Ich hatte als Rezensent an dieser Stelle bereits das Vergnügen, die beiden jüngsten Kurzgeschichtenbände des Berliner Popbeauftragten für Rinnsteinliteratur Uli Hannemann zu besprechen. In der Reihenfolge meiner persönlichen Lektüre halte ich nach „Neulich in Neukölln“ und „Neulich im Taxi“ nun mit „Hähnchen leider“ den fehlenden Teil des schriftstellerischen Œvres Hannemanns in Händen. In der Bibliographie des Autors kehre ich jedoch an die Anfänge zurück; mit „Hähnchen leider“ hat der Berliner Satyr Verlag den lange vergriffenen Kurzgeschichtenerstling neu aufgelegt, in poppiger Optik und frisch überarbeitet.
Wie es Kennern des Autors bekannt ist, pflückt Uli Hannemann, um es in freier Anverwandlung der Worte Walter Benjamins zu sagen, schriftstellerisch ‚Blumen am Rande des Existenzminimums’. Seine Kurzgeschichten oder Prosaminiaturen, zumeist im Umfang zwischen zwei und fünf Seiten, gleichen Wanderungen durch eine Dantesche Hölle, die Welt des so genannten Lumpenproletariats.
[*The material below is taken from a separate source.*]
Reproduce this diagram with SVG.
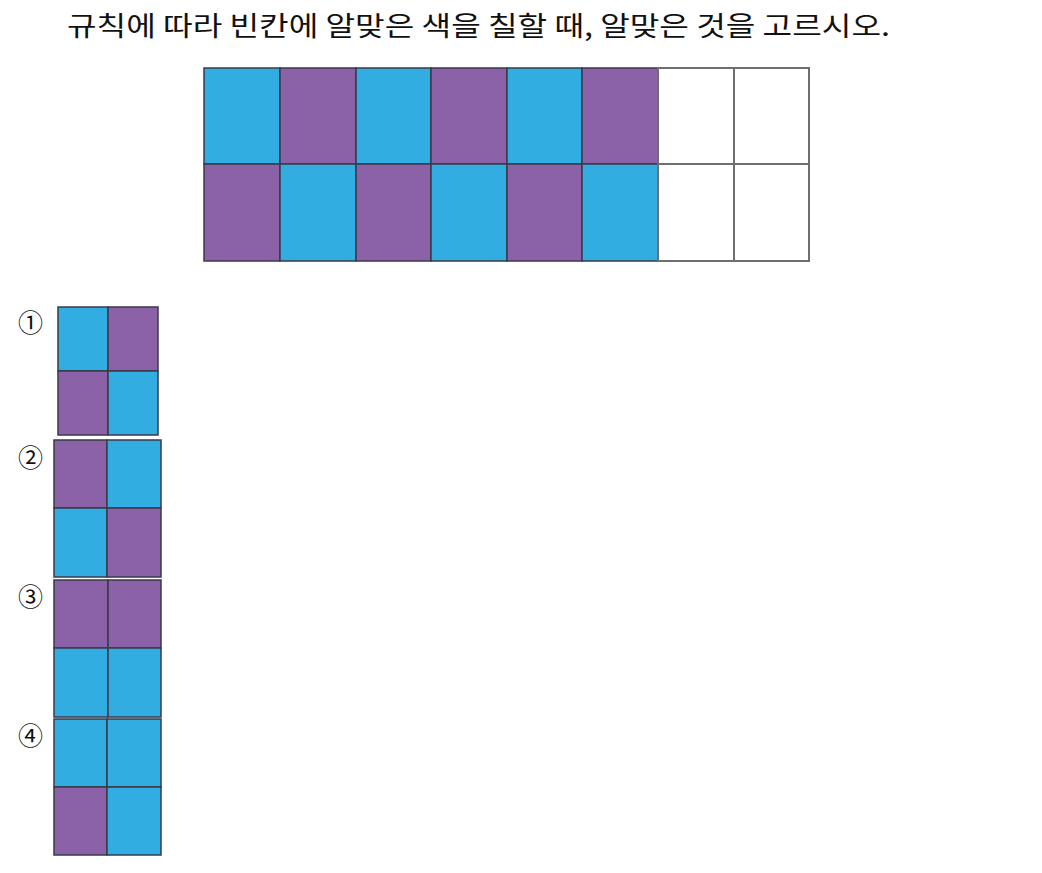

Die Prosa Hannemanns oszilliert im narrativen Aufbau zwischen den Mustern des deutschen Pop mit Elementen bürgerlicher Erzähltraditionen und radikaleren Pulp-Einflüssen der jungen amerikanischen Szene der 1960er Jahre.
Was Hannemann außergewöhnlich macht, ist seine Begabung zur anarchischen Travestie literarischer Topoi und kultureller Werte bürgerlicher Erzähltraditionen. Das Talent dieses Autoren zeigt sich, wenn er das Anekdotische verlässt und rationale Erzählmuster auf die absurdesten Mini-Plots anwendet, wenn er bildlich gesprochen in der Kloake nach Schätzen taucht oder umgekehrt auf hübsche Szenen und dankbare Motive mit einer Freude am narrativen Frevel losgeht, die der Leser unwiderstehlich teilt. In der Anwendung dieser alchimistischen Verfahren profiliert sich Uli Hannemann als ein herrlich-rotziger Bastard urbaner Literatur.
Wie ich bezüglich Hannemanns Prosa in diesem Medium beschrieben habe, ist sie in ihrem versteckten Gehalt moralisch. Auf die erwartete Erlösung verweist der Frevel. Was „Hähnchen leider“ von seinen Epigonen unterscheidet ist – abgesehen von einigen Geschichten wie etwa ‚Die Mitte Berlins’ oder ‚Die Moabiterin’, die in „Neulich im Taxi“ vier Jahre später erneut abgedruckt wurden – die frische und junge Erzähl-Wut des Autoren, die sich in einer stärkeren Tendenz zur Satire, zum Ätzenden ausdrückt. Der Erstling „Hähnchen leider“ ist in der Troika des Hannemann’schen Schaffens das aufrichtigste und böseste Buch.
Dem Autoren-Vorwort zur Neuauflage des Erstlings ist genau diese subversive Tendenz zu entnehmen, wenn Hannemann in die Entstehungsgeschichte hinter den Kulissen blicken lässt und beschreibt, wie er als Autor durch den Verlag mit fingierten Sexanzeigen angelockt und anschließend erpresst wurde. Die Geschichten in „Hähnchen leider“ fallen, ohne die konzeptuelle Festlegung auf ein Leitmotiv bissiger aus; Geschichten wie ‚Der Arsch der Welt hat ein schönes Gesicht’ sprühen vor Sarkasmus, journalistische Parodien à la ‚Wie es wurde, was es ist’ entfalten süffisant Guerilla-Qualitäten und haben einen lachenden Rezensenten gesehen.
„Hähnchen leider“ erzählt sowohl in die Werkgeschichte Hannemanns eingeordnet, als auch isoliert im literarischen Gehalt betrachtet, von den Segnungen des Frevelhaften, des Bösen und vordergründig egomanischen Schreibens, das in seiner Unberechenbarkeit auf die Konformität der Marktgesetze und des kulturellen Massengeschmacks ironisch hinweist und diese – man muss es so sagen – nach Strich und Faden verarscht. Nun, da ich in meiner Lektüreabfolge zu guter Letzt das Debütwerk Uli Hannemanns in Händen halte, erscheint es mir, als wäre meine in der letzten Kritik geäußerte Autorenmahnung, Hannemann möge doch aufhören an die Leser zu denken, erhört worden. Auf das aus einer rückwirkenden Prophezeiung eine Erinnerung an die Wurzeln werde.
HANNEMANN, ULI: Hähnchen leider. Satyr Verlag, Berlin 2010. 208 S., 12,90 €.